City encourages positive graffiti

 

By PALLAVI AGARWAL
Valley Morning Star


SAN BENITO, Septemper 9, 2004 — Frankie Gomez said he hates it when graffiti gets a bad name.

To infuse respectability into spray painting, Gomez and his friends are wiping out old graffiti eyesores and repainting over it.

Sure, they use aerosol cans for their paintbrushes, but the group — which consists of adults who specialize in artistic work — first gets permission from the owners before using their walls for their artistic endeavors, he added.

This weekend, Gomez and his friends also got an invitation from city officials, who bought them 80 cans of spray paint to rescue graffiti-laden city buildings.

After watching them convert obscenities and gang signs into post 9/11 messages and saying “no to drugs,” City Manager Victor Treviño asked the group of five to paint over the former San Benito Boys & Girls Club and Amigos De Valle buildings.
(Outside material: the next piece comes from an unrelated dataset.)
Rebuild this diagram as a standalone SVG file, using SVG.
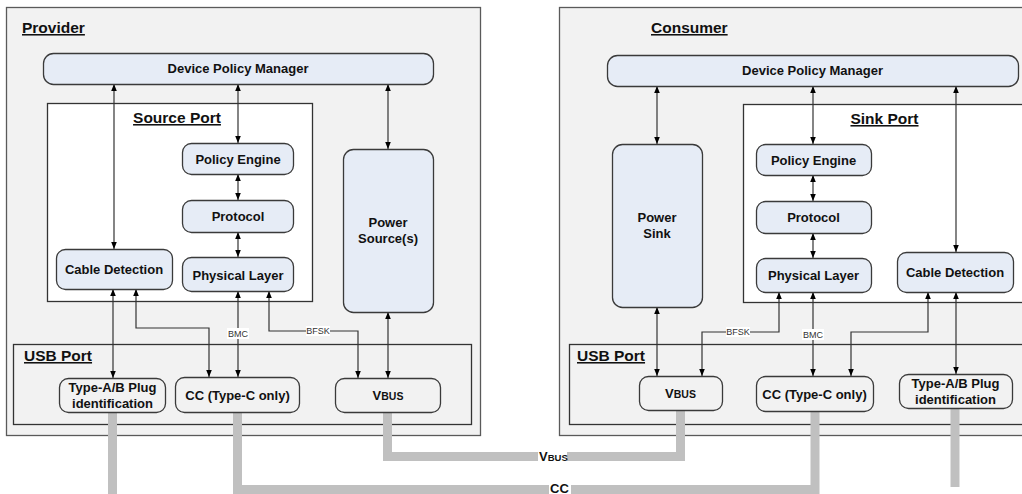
<svg xmlns="http://www.w3.org/2000/svg" width="1022" height="494" viewBox="0 0 1022 494">
<style>
text{font-family:"Liberation Sans",Arial,sans-serif;fill:#111}
.outer{fill:#f2f2f2;stroke:#5a5a5a;stroke-width:1.3}
.port{fill:#ffffff;stroke:#333;stroke-width:1.3}
.usb{fill:#f2f2f2;stroke:#333;stroke-width:1.3}
.blue{fill:#e6ecf6;stroke:#3a3a3a;stroke-width:1.3}
.gray{fill:#f2f2f2;stroke:#3a3a3a;stroke-width:1.3}
.title{font-size:15.5px;font-weight:bold;text-decoration:underline}
.lbl{font-size:13px;font-weight:bold;text-anchor:middle}
.small{font-size:9px;text-anchor:middle;fill:#333}
.conn{fill:none;stroke:#333;stroke-width:1.2;marker-start:url(#ah);marker-end:url(#ah)}
.cable{fill:none;stroke:#c0c0c0;stroke-width:9}
.cl{font-size:13px;font-weight:bold}
</style>
<defs>
<marker id="ah" viewBox="0 0 10 10" refX="10" refY="5" markerWidth="7" markerHeight="7" markerUnits="userSpaceOnUse" orient="auto-start-reverse">
<path d="M0,1 L10,5 L0,9 z" fill="#000"/>
</marker>
</defs>

<g id="provider">
<rect class="outer" x="6.5" y="7.5" width="474" height="428"/>
<text class="title" x="22" y="33">Provider</text>
</g>
<g id="consumer">
<rect class="outer" x="559.5" y="7.5" width="470" height="428"/>
<text class="title" x="651" y="33">Consumer</text>
</g>
<g id="source-port">
<rect class="port" x="47.5" y="103.5" width="265" height="198"/>
<text class="title" x="177" y="123" text-anchor="middle">Source Port</text>
</g>
<g id="sink-port">
<rect class="port" x="743.5" y="104.5" width="290" height="198"/>
<text class="title" x="884.5" y="124" text-anchor="middle">Sink Port</text>
</g>
<g id="usb-port-left">
<rect class="usb" x="13.5" y="344.5" width="458" height="80"/>
<text class="title" x="24" y="361">USB Port</text>
</g>
<g id="usb-port-right">
<rect class="usb" x="569.5" y="344.5" width="470" height="80"/>
<text class="title" x="577" y="361">USB Port</text>
</g>

<g id="cables">
<polyline class="cable" points="112.5,412 112.5,494"/>
<polyline class="cable" points="237.5,412 237.5,489.5 815,489.5 815,411"/>
<polyline class="cable" points="387.5,412 387.5,456.5 680.5,456.5 680.5,410"/>
<polyline class="cable" points="955,408 955,487"/>
<rect x="538" y="450" width="29" height="13" fill="#fff"/>
<text class="cl" x="539" y="461">V<tspan font-size="9.5px">BUS</tspan></text>
<rect x="549" y="483" width="22" height="11" fill="#fff"/>
<text class="cl" x="550" y="492.5">CC</text>
</g>

<g id="connectors">
<line class="conn" x1="114" y1="84" x2="114" y2="249"/>
<line class="conn" x1="238" y1="84" x2="238" y2="143"/>
<line class="conn" x1="238" y1="174" x2="238" y2="200"/>
<line class="conn" x1="238" y1="232" x2="238" y2="257"/>
<line class="conn" x1="388" y1="84" x2="388" y2="149"/>
<line class="conn" x1="113" y1="289" x2="113" y2="378"/>
<polyline class="conn" points="136,289 136,328 209,328 209,377"/>
<line class="conn" x1="238" y1="291" x2="238" y2="377"/>
<polyline class="conn" points="269,291 269,331 358,331 358,378"/>
<line class="conn" x1="388" y1="312" x2="388" y2="378"/>

<line class="conn" x1="657" y1="86" x2="657" y2="144"/>
<line class="conn" x1="813" y1="86" x2="813" y2="144"/>
<line class="conn" x1="813" y1="175" x2="813" y2="201"/>
<line class="conn" x1="813" y1="233" x2="813" y2="258"/>
<line class="conn" x1="956" y1="86" x2="956" y2="252"/>
<line class="conn" x1="657" y1="307" x2="657" y2="376"/>
<polyline class="conn" points="779,292 779,332 702,332 702,376"/>
<line class="conn" x1="813" y1="292" x2="813" y2="376"/>
<polyline class="conn" points="928,292 928,332 851,332 851,376"/>
<line class="conn" x1="956" y1="292" x2="956" y2="374"/>

<rect x="227" y="328" width="22" height="11" fill="#fff"/>
<text class="small" x="238" y="337">BMC</text>
<rect x="306" y="326" width="24" height="10" fill="#fff"/>
<text class="small" x="318" y="334">BFSK</text>
<rect x="802" y="329" width="22" height="11" fill="#fff"/>
<text class="small" x="813" y="338">BMC</text>
<rect x="726" y="327" width="24" height="10" fill="#fff"/>
<text class="small" x="738" y="335">BFSK</text>
</g>

<g id="dpm-left">
<rect class="blue" x="43.5" y="53.5" width="390" height="31" rx="10"/>
<text class="lbl" x="238" y="73">Device Policy Manager</text>
</g>
<g id="policy-engine-left">
<rect class="blue" x="182.5" y="143.5" width="111" height="31" rx="9"/>
<text class="lbl" x="238" y="163.5">Policy Engine</text>
</g>
<g id="protocol-left">
<rect class="blue" x="182.5" y="200.5" width="111" height="32" rx="9"/>
<text class="lbl" x="238" y="221">Protocol</text>
</g>
<g id="physical-left">
<rect class="blue" x="182.5" y="257.5" width="111" height="34" rx="9"/>
<text class="lbl" x="238" y="279.5">Physical Layer</text>
</g>
<g id="cable-detection-left">
<rect class="blue" x="56.5" y="249.5" width="116" height="40" rx="9"/>
<text class="lbl" x="114" y="274">Cable Detection</text>
</g>
<g id="power-source">
<rect class="blue" x="343.5" y="149.5" width="90" height="163" rx="10"/>
<text class="lbl" x="388" y="227">Power</text>
<text class="lbl" x="388" y="243">Source(s)</text>
</g>
<g id="typeab-left">
<rect class="gray" x="59.5" y="378.5" width="106" height="34" rx="9"/>
<text class="lbl" x="112.5" y="392">Type-A/B Plug</text>
<text class="lbl" x="112.5" y="408">identification</text>
</g>
<g id="cc-left">
<rect class="gray" x="175.5" y="377.5" width="124" height="35" rx="9"/>
<text class="lbl" x="237.5" y="400">CC (Type-C only)</text>
</g>
<g id="vbus-left">
<rect class="gray" x="335.5" y="378.5" width="105" height="34" rx="9"/>
<text class="lbl" x="388" y="400">V<tspan font-size="10.5px">BUS</tspan></text>
</g>

<g id="dpm-right">
<rect class="blue" x="607.5" y="55.5" width="411" height="31" rx="10"/>
<text class="lbl" x="812.5" y="75">Device Policy Manager</text>
</g>
<g id="power-sink">
<rect class="blue" x="612.5" y="144.5" width="90" height="163" rx="10"/>
<text class="lbl" x="657" y="222">Power</text>
<text class="lbl" x="657" y="238">Sink</text>
</g>
<g id="policy-engine-right">
<rect class="blue" x="756.5" y="144.5" width="115" height="31" rx="9"/>
<text class="lbl" x="813.5" y="164.5">Policy Engine</text>
</g>
<g id="protocol-right">
<rect class="blue" x="756.5" y="201.5" width="115" height="32" rx="9"/>
<text class="lbl" x="813.5" y="222">Protocol</text>
</g>
<g id="physical-right">
<rect class="blue" x="756.5" y="258.5" width="115" height="34" rx="9"/>
<text class="lbl" x="813.5" y="280">Physical Layer</text>
</g>
<g id="cable-detection-right">
<rect class="blue" x="897.5" y="252.5" width="116" height="40" rx="9"/>
<text class="lbl" x="955" y="277">Cable Detection</text>
</g>
<g id="vbus-right">
<rect class="gray" x="639.5" y="376.5" width="83" height="34" rx="9"/>
<text class="lbl" x="680.5" y="398">V<tspan font-size="10.5px">BUS</tspan></text>
</g>
<g id="cc-right">
<rect class="gray" x="756.5" y="376.5" width="117" height="35" rx="9"/>
<text class="lbl" x="814.5" y="398.5">CC (Type-C only)</text>
</g>
<g id="typeab-right">
<rect class="gray" x="899.5" y="374.5" width="113" height="34" rx="9"/>
<text class="lbl" x="955.5" y="388">Type-A/B Plug</text>
<text class="lbl" x="955.5" y="404">identification</text>
</g>
</svg>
For more than 12 hours, 20 of them stood on ladders and milk crates in the hot Sunday sun and gently guided their spray cans, going home later with blisters on their thumbs and aching backs. They hope that taggers — people who spray graffiti without permission — will respect the new artwork.

Gomez is keeping his fingers crossed that the newly painted walls will be left alone.

Some of the graffiti artists who gathered Sunday included taggers whom Gomez hopes to wean out of the unruly pastime.

“For years all over the U.S., graffiti was a crime,” he said. “It is just a way of showing your talent. However, it is important to first ask permission.”

The group’s efforts are drawing more attention.

Mary Bocanegra, who owns a beauty salon, said she invited the teens to paint her building “if and when they have the time.”

Tired of painting over graffiti that inevitably lands on her salon’s outside walls, Bocanegra added that she liked the group’s artwork on the old Moody’s Building.

Eventually, the city hopes that taggers will learn from the graffiti artists.

The city’s court administrator, Moe Vasquez, said he hopes to send a group of teenagers caught tagging to watch how Gomez and his friends paint.

“The kids can see what they are doing,” he added, “and learn to do something nice, as well.”